Die Welt in die Arme schließen. Mary Oliver

Sich mit dem Staunen vermählen. Die Welt in die Arme schließen. Mary Oliver, von der diese Zeilen stammen, ist vor einigen Tagen gestorben. Ich teile meine erste Begegnung mit ihr und mein liebstes Gedicht:

Tübingen, zum Ende des alten und zu Beginn des neuen Jahrtausends. Ein altes Haus in der Froschgasse, drei Zimmer im obersten Stock, von Studierenden bewohnt. Ich eines davon. Morgens die Glocken der Johanneskirche, Sonntags dazu der Posaunenchor.

An einem Abend, spät schon, komme ich in die Küche. Musik aus einem alten Kassettenrekorder. L. sitzt da und hört die h-moll-Messe. Und schreibt. L. ist aus Amerika und studiert Theologie. Später wird sie auf der Wurmlinger Kapelle einen Soldaten der US-Armee heiraten. Noch später wird dieser Soldat im Irak sterben und L. Priesterin werden.

Jetzt sitzt sie da und schreibt ein Gedicht ab. Um es besser zu verstehen. Es ist ein Gedicht von Mary Oliver und es ist das erste, was mir begegnet. Kurz zuvor, ein paar Monate ist es her, nicht viel mehr ist mir der Tod begegnet, so nahe, dass ich ihn für lange Zeit nicht wieder loswerde. Genauso wenig wie dieses Gedicht. Es ist mir bis heute das liebste von Mary Oliver. Es handelt vom Sterben. Und davon, die Welt in die Arme zu schließen.

Möge dein Tod so gewesen sein, liebste Mary Oliver, wie du es in diesem Gedicht auf so unvergessliche Weise formuliert hast. Unvergessen bist du in jedem Fall.
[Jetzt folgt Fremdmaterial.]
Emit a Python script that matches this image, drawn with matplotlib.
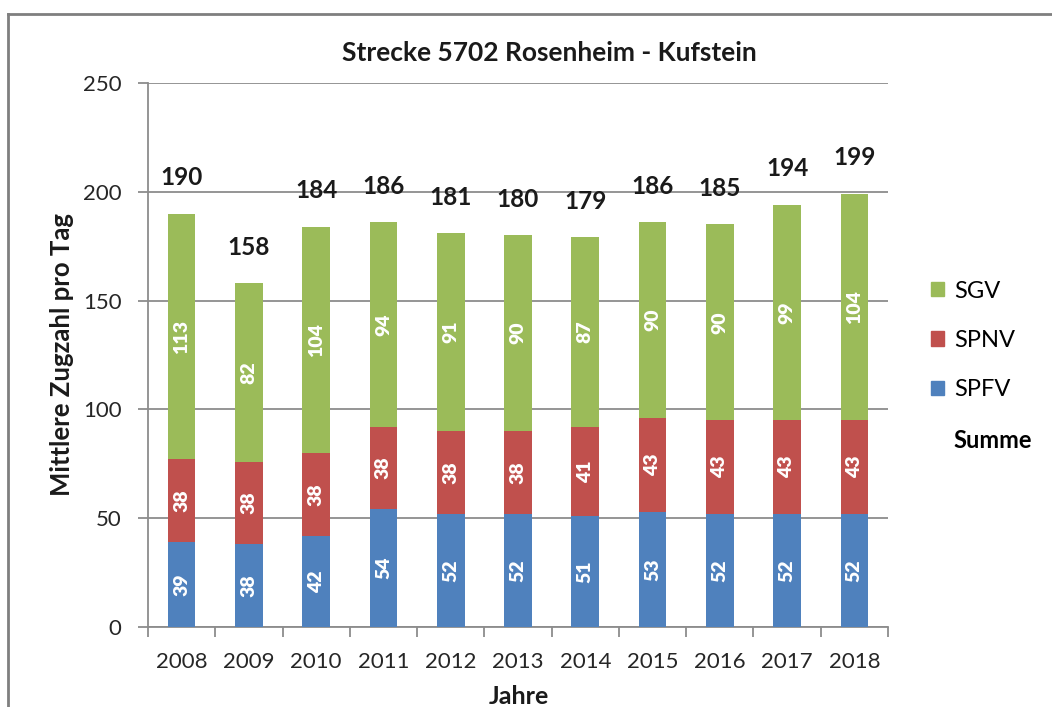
import matplotlib
matplotlib.use("Agg")
import matplotlib.pyplot as plt
from matplotlib.patches import Patch
from matplotlib.lines import Line2D
import numpy as np

plt.rcParams['font.family'] = ['Lato', 'DejaVu Sans']

years = ['2008', '2009', '2010', '2011', '2012', '2013', '2014', '2015', '2016', '2017', '2018']
spfv = [39, 38, 42, 54, 52, 52, 51, 53, 52, 52, 52]
spnv = [38, 38, 38, 38, 38, 38, 41, 43, 43, 43, 43]
sgv = [113, 82, 104, 94, 91, 90, 87, 90, 90, 99, 104]
summe = [190, 158, 184, 186, 181, 180, 179, 186, 185, 194, 199]

c_sgv = '#9BBB59'
c_spnv = '#C0504D'
c_spfv = '#4F81BD'
grid_c = '#8C8C8C'

fig = plt.figure(figsize=(10.52, 7.07), dpi=100)
ax = fig.add_axes([148/1052, 1-627/707, (888-148)/1052, (627-83)/707])

x = np.arange(len(years))
w = 0.41
b1 = ax.bar(x, spfv, w, color=c_spfv, zorder=3)
b2 = ax.bar(x, spnv, w, bottom=spfv, color=c_spnv, zorder=3)
bottom3 = np.array(spfv) + np.array(spnv)
b3 = ax.bar(x, sgv, w, bottom=bottom3, color=c_sgv, zorder=3)

for vals, bots in [(spfv, np.zeros(len(x))), (spnv, np.array(spfv)), (sgv, bottom3)]:
    for xi, v, b in zip(x, vals, bots):
        ax.text(xi, b + v/2, str(v), rotation=90, ha='center', va='center',
                color='white', fontsize=14, fontweight='heavy', zorder=4)

for xi, s in zip(x, summe):
    ax.annotate(str(s), (xi, s), xytext=(0, 26), textcoords='offset points',
                ha='center', va='center', fontsize=17.5, fontweight='bold', color='#1a1a1a')

ax.set_ylim(0, 250)
ax.set_xlim(-0.5, len(x) - 0.5)
ax.set_yticks(range(0, 251, 50))
ax.yaxis.grid(True, color=grid_c, linewidth=1.3, zorder=0)
ax.set_axisbelow(True)
for s in ['top', 'right']:
    ax.spines[s].set_visible(False)
for s in ['left', 'bottom']:
    ax.spines[s].set_color(grid_c)
    ax.spines[s].set_linewidth(1.3)

ax.set_xticks(x)
ax.set_xticklabels(years)
ax.set_xticks(np.arange(-0.5, len(x), 1), minor=True)
ax.tick_params(axis='x', which='major', length=0, pad=18, labelsize=16, colors='#262626')
ax.tick_params(axis='x', which='minor', length=7, width=1.3, color=grid_c)
ax.tick_params(axis='y', length=7, width=1.3, color=grid_c, pad=12, labelsize=16, labelcolor='#262626')

fig.text(62/1052, 1-355/707, 'Mittlere Zugzahl pro Tag', rotation=90, ha='center', va='center',
         fontsize=18.5, fontweight='bold', color='#1a1a1a')
fig.text(519/1052, 1-696/707, 'Jahre', ha='center', va='center',
         fontsize=18, fontweight='bold', color='#1a1a1a')
fig.text(549/1052, 1-53/707, 'Strecke 5702 Rosenheim - Kufstein', ha='center', va='center',
         fontsize=19, fontweight='bold', color='#1a1a1a')

handles = [Patch(color=c_sgv), Patch(color=c_spnv), Patch(color=c_spfv),
           Patch(facecolor='none', edgecolor='none')]
labels = ['SGV', 'SPNV', 'SPFV', 'Summe']
leg = fig.legend(handles, labels, loc='center left', bbox_to_anchor=(922/1052, 1-366/707),
                 frameon=False, fontsize=17, handlelength=0.55, handleheight=0.55,
                 handletextpad=0.4, labelspacing=1.2, borderaxespad=0)
leg.get_texts()[3].set_fontweight('bold')

# chart border
fig.add_artist(Line2D([8/1052, 8/1052], [0, 1-14/707], color='#7F7F7F', linewidth=2, transform=fig.transFigure))
fig.add_artist(Line2D([8/1052, 1], [1-14/707, 1-14/707], color='#7F7F7F', linewidth=2, transform=fig.transFigure))

fig.savefig('out.png', dpi=100)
When Death Comes by Mary Oliver

When death comes
like the hungry bear in autumn;
when death comes and takes all the bright coins from his purse

to buy me, and snaps the purse shut;
when death comes
like the measle-pox

when death comes
like an iceberg between the shoulder blades,

I want to step through the door full of curiosity, wondering:
what is it going to be like, that cottage of darkness?

And therefore I look upon everything
as a brotherhood and a sisterhood,
and I look upon time as no more than an idea,
and I consider eternity as another possibility,

and I think of each life as a flower, as common
as a field daisy, and as singular,

and each name a comfortable music in the mouth,
tending, as all music does, toward silence,

and each body a lion of courage, and something
precious to the earth.

When it’s over, I want to say all my life
I was a bride married to amazement.
I was the bridegroom, taking the world into my arms.

When it’s over, I don’t want to wonder
if I have made of my life something particular, and real.

I don’t want to find myself sighing and frightened,
or full of argument.

I don’t want to end up simply having visited this world.